William Barr Working With Trump To ‘Game The System’ And ‘Frame Narrative’ On Mueller Report, Democrat Warns


Donald Trump and his Republican allies are claiming that Trump has been “exonerated” by the report submitted by Russia investigation Special Counsel Robert Mueller, as The Inquisitr reported. Media reports have also claimed that Trump was “exonerated,” even though the public summary of Mueller’s report written by Attorney General William Barr clearly states that Mueller “does not exonerate” Trump.

Trump himself is now planning, according to Axios, to demand that media organizations fire their members who made what Trump calls “false accusations” against him — even though the Mueller Report itself remains hidden from the public. Not even the number of pages in the report has been revealed to Congress or the public.
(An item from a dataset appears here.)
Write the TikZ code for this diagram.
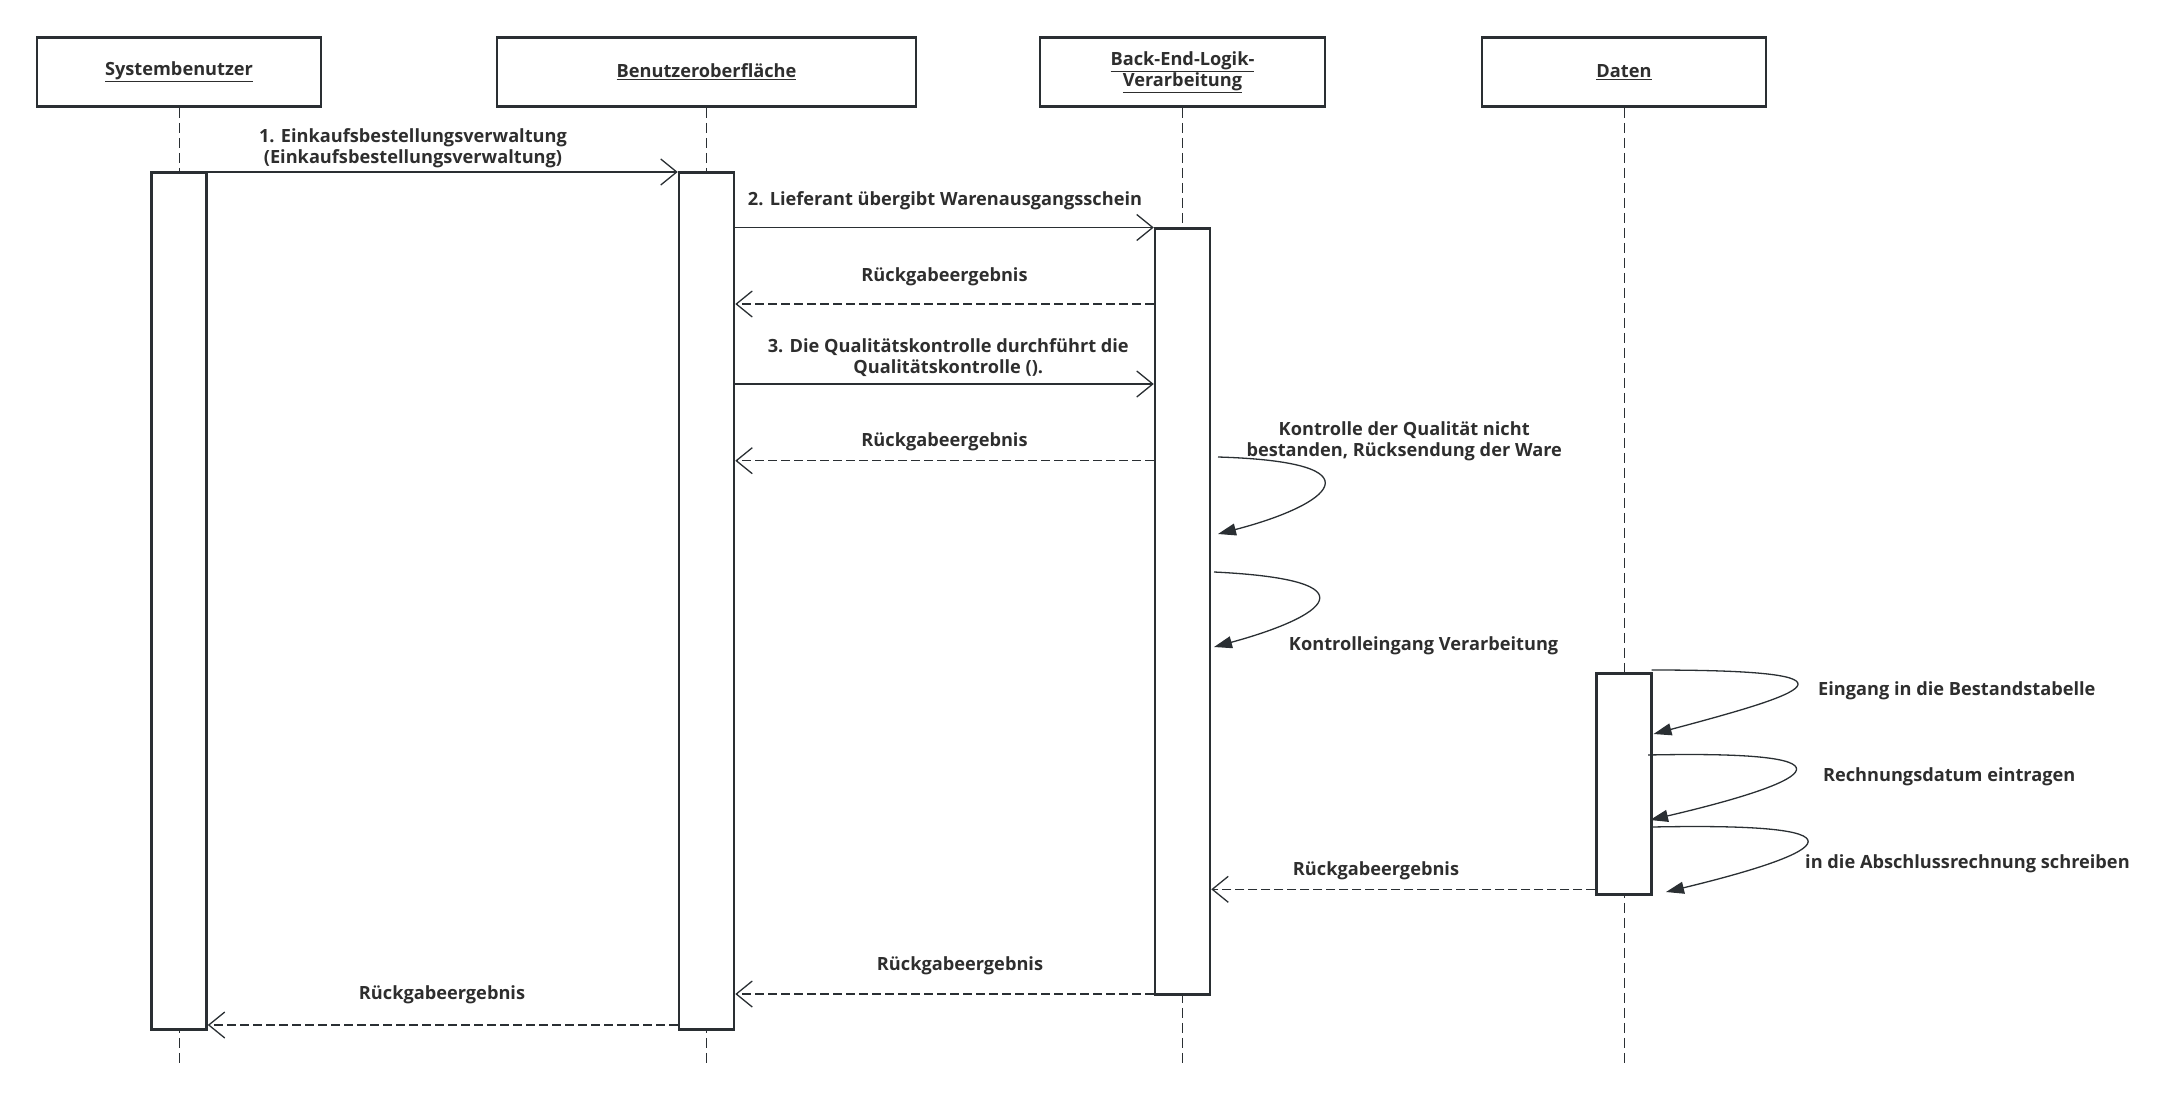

Why has the actual content of the report and even of Barr’s letter been apparently mischaracterized by the media, as New York Magazine documented? One House Democrat, appearing on the MSNBC program Meet the Press Daily, offered a possible answer on Monday afternoon.

Barr and Trump, said Virginia Representative Gerry Connolly, are working together to “frame the narrative” around the Mueller report, by releasing Barr’s interpretation of Muller’s findings while the findings themselves remain locked behind closed doors, without Barr even releasing the report to Congress.

“Somehow collusion is completely exonerated. The report’s pretty dead. We need to move on. Those are all White House talking points,” Connolly told interviewer Chuck Todd, as quoted by The Hill. “And they don’t reflect what I think is probably in the Mueller report.”

“The attorney general, working hand in glove with the White House, is gaming the system to frame the narrative,” Connolly told Todd, as seen in the video above.

In addition to stating that Mueller’s report “does not exonerate” Trump of obstruction of justice accusations, Barr’s summary — which is posted online by the House Judiciary Committee — also says that the 2016 Trump campaign received “multiple offers from Russia-affiliated individuals to assist the Trump campaign.”

But Barr’s summary is silent on how the Trump campaign responded to the offers of help from the “Russia-affiliated individuals.”

U.S. Attorney General William Barr is ‘gaming the system’ with regards to the Mueller report, a House Democrat says.

The Trump campaign’s response to at least one such offer is publicly known, however. In June of 2016 when Trump’s son, Donald Trump Jr., received an email from a Russia-linked associate offering supposed information that would “incriminate” Democratic nominee Hillary Clinton, according to CNN, Trump Jr. emailed back, saying, “I love it.”

Trump Jr., Trump’s son-in-law and top adviser Jared Kushner, and Campaign Chair Paul Manafort then met with a group of Russians in Trump Tower, to receive the information, which they claim was never delivered. But according to University of California-Irvine law professor Richard L. Hasen, writing in Slate, the meeting itself was a crime that could have been charged by Mueller but for reasons that Barr did not explain, was not.

“Federal law makes it a potential crime for any person to ‘solicit’ (that is, expressly or impliedly ask for) the contribution of ‘anything of value’ from a foreign citizen,” Hasen wrote.

“Despite this seemingly strong case, Mueller never indicted Trump Jr. or anyone else for federal campaign finance violations.”